After meeting Michael Bradshaw, George was impressed by Michael's long and distinguished career of teaching, research, and publication. He accepted the opportunity to join Michael in his plans to write a new world regional geography text, taking lead authorship for the chapters on Europe and Russia and Neighboring Countries, as well as contributing to other areas of the text. George became a geographer because he believes that the field of geography is alive and dynamic, and attune to our ever changing world and its great diversity. The world regional approach represents the breadth of the field of geography, and world regional geography texts are the epitome of the geographer's art. George White chose to collaborate with Michael Bradshaw on this project because the text combines local practices and global processes, and explains interaction between the two as they shape each other.

Joe Dymond
Joseph P. Dymond earned a Master of Science degree from The Pennsylvania State University in 1994, and a Master of Natural Sciences degree from Louisiana State University in 1999. Joe taught world regional geography courses for the Louisiana State University Department of Geography and Anthropology from 1995 through 2000. During Joe's six years at LSU, he instructed thousands of students and was recognized in the Spring of 1997, Fall of 1999, and Fall of 2000 for superior instruction to freshman students by the Louisiana State University Freshman Honor Society, Alpha Lamba, Delta. Joe currently lives in suburban Washington, D.C. with his wife and daughter, and is adjunct faculty in the Department of Geography and Environmental Planning at Towson University. In this new text, Joe is the lead author for the chapters on Latin America and North America.

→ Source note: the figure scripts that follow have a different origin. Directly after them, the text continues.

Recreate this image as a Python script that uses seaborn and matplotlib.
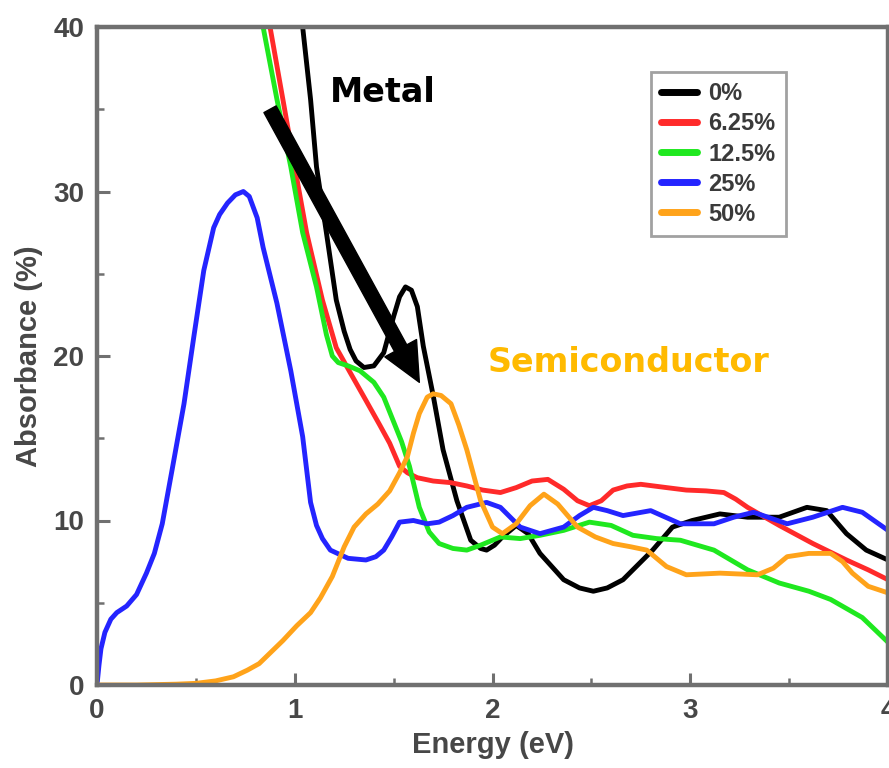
import matplotlib
matplotlib.use("Agg")
import matplotlib.pyplot as plt
from matplotlib.lines import Line2D
from matplotlib.ticker import MultipleLocator
import pandas as pd
import seaborn as sns

# Doping levels and their line colours
doping_labels = ["0%", "6.25%", "12.5%", "25%", "50%"]
doping_colors = ["#000000", "#FF2A2A", "#1FE81F", "#2424FF", "#FFA31A"]

# Absorbance spectra (energy in eV, absorbance in %)
energy_0 = [0.99, 1.04, 1.08, 1.11, 1.16, 1.21, 1.25, 1.28, 1.31, 1.35, 1.40, 1.45,
            1.50, 1.53, 1.56, 1.59, 1.62, 1.65, 1.70, 1.75, 1.82, 1.89, 1.94, 1.97,
            2.01, 2.05, 2.12, 2.18, 2.24, 2.36, 2.44, 2.51, 2.58, 2.66, 2.81, 2.91,
            3.01, 3.15, 3.29, 3.45, 3.59, 3.69, 3.79, 3.89, 4.00]
absorb_0 = [45.5, 40.0, 35.6, 31.5, 27.5, 23.4, 21.5, 20.4, 19.7, 19.3, 19.4, 20.2,
            22.4, 23.6, 24.2, 24.0, 23.0, 20.6, 17.6, 14.3, 11.2, 8.8, 8.3, 8.2,
            8.5, 9.0, 9.7, 9.2, 8.0, 6.4, 5.9, 5.7, 5.9, 6.4, 8.2, 9.6,
            10.0, 10.4, 10.2, 10.2, 10.8, 10.6, 9.2, 8.2, 7.6]

energy_625 = [0.80, 0.875, 0.94, 1.00, 1.06, 1.14, 1.21, 1.28, 1.36, 1.43, 1.48, 1.53,
              1.57, 1.62, 1.70, 1.79, 1.87, 1.95, 2.04, 2.12, 2.20, 2.28, 2.36, 2.43,
              2.49, 2.55, 2.61, 2.68, 2.75, 2.88, 2.98, 3.08, 3.17, 3.23, 3.29, 3.45,
              3.62, 3.79, 3.90, 4.00]
absorb_625 = [44.0, 40.0, 35.6, 31.5, 27.5, 23.4, 20.5, 19.0, 17.3, 15.8, 14.7, 13.3,
              12.9, 12.6, 12.4, 12.3, 12.1, 11.85, 11.7, 12.0, 12.4, 12.5, 11.9, 11.2,
              10.9, 11.2, 11.85, 12.1, 12.2, 12.0, 11.85, 11.8, 11.7, 11.3, 10.8, 9.7,
              8.6, 7.6, 7.0, 6.4]

energy_125 = [0.78, 0.84, 0.91, 0.98, 1.04, 1.11, 1.16, 1.19, 1.22, 1.27, 1.33, 1.40,
              1.45, 1.50, 1.54, 1.58, 1.63, 1.68, 1.73, 1.80, 1.87, 1.94, 2.04, 2.14,
              2.24, 2.36, 2.49, 2.60, 2.71, 2.83, 2.95, 3.12, 3.29, 3.45, 3.60, 3.71,
              3.87, 4.00]
absorb_125 = [44.0, 40.0, 35.6, 31.5, 27.5, 24.2, 21.3, 20.0, 19.6, 19.4, 19.1, 18.4,
              17.5, 16.0, 14.8, 13.3, 10.8, 9.3, 8.6, 8.3, 8.2, 8.5, 9.0, 8.9,
              9.1, 9.4, 9.9, 9.7, 9.1, 8.9, 8.8, 8.2, 7.0, 6.2, 5.7, 5.2,
              4.1, 2.6]

energy_25 = [0.00, 0.01, 0.02, 0.04, 0.07, 0.10, 0.15, 0.20, 0.25, 0.29, 0.33, 0.38,
             0.44, 0.49, 0.54, 0.59, 0.62, 0.66, 0.70, 0.74, 0.77, 0.81, 0.84, 0.91,
             0.98, 1.04, 1.08, 1.11, 1.14, 1.18, 1.27, 1.36, 1.41, 1.45, 1.49, 1.53,
             1.60, 1.67, 1.73, 1.80, 1.87, 1.97, 2.04, 2.09, 2.14, 2.24, 2.36, 2.44,
             2.51, 2.58, 2.66, 2.80, 2.95, 3.12, 3.22, 3.32, 3.49, 3.62, 3.77, 3.87,
             4.00]
absorb_25 = [0.0, 1.2, 2.2, 3.2, 4.0, 4.4, 4.8, 5.5, 6.8, 8.0, 9.8, 13.1,
             17.1, 21.2, 25.2, 27.8, 28.6, 29.3, 29.8, 30.0, 29.7, 28.4, 26.6, 23.2,
             19.1, 15.1, 11.1, 9.7, 8.9, 8.2, 7.7, 7.6, 7.8, 8.2, 9.0, 9.9,
             10.0, 9.8, 9.9, 10.3, 10.8, 11.1, 10.8, 10.2, 9.6, 9.2, 9.6, 10.3,
             10.8, 10.6, 10.3, 10.6, 9.8, 9.8, 10.2, 10.5, 9.8, 10.2, 10.8, 10.5,
             9.4]

energy_50 = [0.00, 0.20, 0.40, 0.50, 0.60, 0.69, 0.76, 0.82, 0.88, 0.94, 1.01, 1.08,
             1.13, 1.19, 1.25, 1.30, 1.36, 1.42, 1.48, 1.53, 1.57, 1.60, 1.63, 1.67,
             1.70, 1.74, 1.79, 1.83, 1.87, 1.94, 2.00, 2.05, 2.12, 2.19, 2.26, 2.33,
             2.43, 2.52, 2.61, 2.70, 2.78, 2.88, 2.98, 3.15, 3.34, 3.42, 3.49, 3.60,
             3.71, 3.77, 3.82, 3.90, 4.00]
absorb_50 = [0.0, 0.0, 0.05, 0.1, 0.25, 0.5, 0.9, 1.3, 2.0, 2.7, 3.6, 4.4,
             5.3, 6.6, 8.4, 9.6, 10.4, 11.0, 11.8, 12.9, 13.9, 15.3, 16.5, 17.5,
             17.7, 17.6, 17.1, 15.8, 14.3, 11.2, 9.6, 9.2, 9.8, 10.9, 11.6, 11.0,
             9.6, 9.0, 8.6, 8.4, 8.2, 7.2, 6.7, 6.8, 6.7, 7.1, 7.8, 8.0,
             8.0, 7.5, 6.8, 6.0, 5.6]

energies = [energy_0, energy_625, energy_125, energy_25, energy_50]
absorbances = [absorb_0, absorb_625, absorb_125, absorb_25, absorb_50]

x_ticks = [0, 1, 2, 3, 4]
y_ticks = [0, 10, 20, 30, 40]

df = pd.concat(
    [pd.DataFrame({"Energy": e, "Absorbance": a, "Doping": lab})
     for lab, e, a in zip(doping_labels, energies, absorbances)],
    ignore_index=True,
)

sns.set_theme(style="white")
plt.rcParams["font.family"] = ["Liberation Sans Narrow", "Liberation Sans", "DejaVu Sans"]

axis_grey = "#707070"
text_grey = "#474747"

fig = plt.figure(figsize=(8.89, 7.68), dpi=100)
ax = fig.add_axes([97 / 889, 83 / 768, 791 / 889, 658 / 768])

palette = dict(zip(doping_labels, doping_colors))
sns.lineplot(data=df, x="Energy", y="Absorbance", hue="Doping",
             hue_order=doping_labels, palette=palette, estimator=None,
             sort=False, linewidth=3.5, legend=False, ax=ax,
             solid_joinstyle="round", solid_capstyle="round")

ax.set_xlim(0, 4)
ax.set_ylim(0, 40)
ax.set_xticks(x_ticks)
ax.set_yticks(y_ticks)
ax.set_xticklabels([str(v) for v in x_ticks])
ax.set_yticklabels([str(v) for v in y_ticks])
ax.xaxis.set_minor_locator(MultipleLocator(0.5))
ax.yaxis.set_minor_locator(MultipleLocator(5))
ax.tick_params(which="major", direction="in", length=9, width=2.2,
               color=axis_grey, labelsize=20, labelcolor=text_grey, pad=9,
               bottom=True, left=True, top=False, right=False)
ax.tick_params(which="minor", direction="in", length=5, width=1.8,
               color=axis_grey, bottom=True, left=True, top=False, right=False)
for lab in ax.get_xticklabels() + ax.get_yticklabels():
    lab.set_fontweight("bold")

for side, sp in ax.spines.items():
    sp.set_color(axis_grey)
    sp.set_linewidth(3.2)

ax.set_xlabel("Energy (eV)", fontsize=21, fontweight="bold", color=text_grey)
ax.set_ylabel("Absorbance (%)", fontsize=21, fontweight="bold", color=text_grey)
ax.xaxis.set_label_coords(0.5, -0.07)
ax.yaxis.set_label_coords(-0.068, 0.5)

handles = [Line2D([0], [0], color=c, linewidth=5) for c in doping_colors]
leg = ax.legend(handles, doping_labels, loc="upper left",
                bbox_to_anchor=(0.70, 0.932), frameon=True, fancybox=False,
                edgecolor="#8a8a8a", fontsize=17, handlelength=1.5,
                handletextpad=0.5, labelspacing=0.3, borderpad=0.45,
                borderaxespad=0)
leg.get_frame().set_linewidth(2)
for t in leg.get_texts():
    t.set_color("#3a3a3a")
    t.set_fontweight("bold")

# Arrow from metallic to semiconducting behaviour
arrow_tail = (0.875, 35.0)
arrow_head = (1.63, 18.4)
ax.annotate("", xy=arrow_head, xytext=arrow_tail,
            arrowprops=dict(facecolor="black", edgecolor="black", width=10,
                            headwidth=26, headlength=28, shrink=0),
            zorder=10)

ax.text(1.446, 36.0, "Metal", ha="center", va="center", fontsize=24,
        fontweight="bold", color="black", family="DejaVu Sans", zorder=11)
ax.text(2.69, 19.6, "Semiconductor", ha="center", va="center", fontsize=24,
        fontweight="bold", color="#FFBA00", family="DejaVu Sans", zorder=11)

fig.savefig("out.png", dpi=100)
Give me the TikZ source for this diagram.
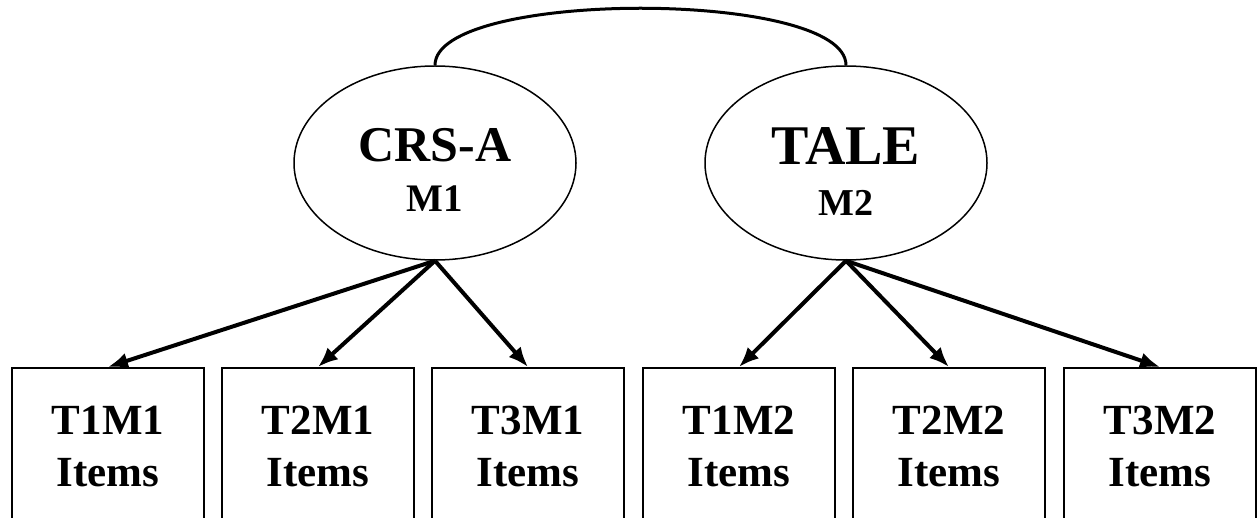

Joe chose to become involved with this new textbook because he wants to provide students with the geographic tools available to better understand the human and environmental patterns present in their world. Joe wants to help students understand why certain cultural and physical elements exist where they do, how they got there, how long they have been there, how they have changed over time, and what they might be like in the future. Understanding the relationships of human and physical geographic patterns and relationships creates a strong foundation for a comprehensive and fair perspective on the people and places comprising the regions of the world. The style of this text, including the point-counterpoint sections, attempts to tell the regional geographic story from many perspectives. Its structure permits the students to better analyze geographic characteristics around the world and to critically think about issues. It provides students the opportunity to think on their own and to piece together various data elements so they may establish their own informed opinions.

Dydia DeLyser
Dydia DeLyser is an assistant professor of geography at Louisiana State University, where she has taught world regional geography to thousands of students. She earned her PhD in 1998 from Syracuse University, specializing in cultural geography. Her interests lie in landscapes and the interpretation of the past in the American West, and also in flying airplanes.

Dydia became involved to help fashion a textbook that doesn't backpedal on hard topics, and one that introduces students to some of the difficult and complex controversies and challenging issues the world is facing. She feels it is important to build students' critical thinking skills-the skills students will need in order to work toward the kinds of constructive resolutions to these issues both now and in the future.

Dydia prefers that a book presents positive elements for every region. She believes that we should never simply give American students the impression that Americans are the best off, but instead reveal some of the world's magnificent complexity and diversity, showing there are wonderful things about every place.

She believes that it is also important to write a text that relates individual places and people with broader cultural/political/economic flows and forces: virtually every "corner" of the globe is now linked to much broader global systems, and yet, as virtually every individual can tell you, local places and local voices remain not only unique but also important in today's world. The study of world regional geography must combine an understanding of broad, large-scale forces with an equally deep understanding of what is local, small-scale, and unique-for it's the combination of those two that makes us who we are.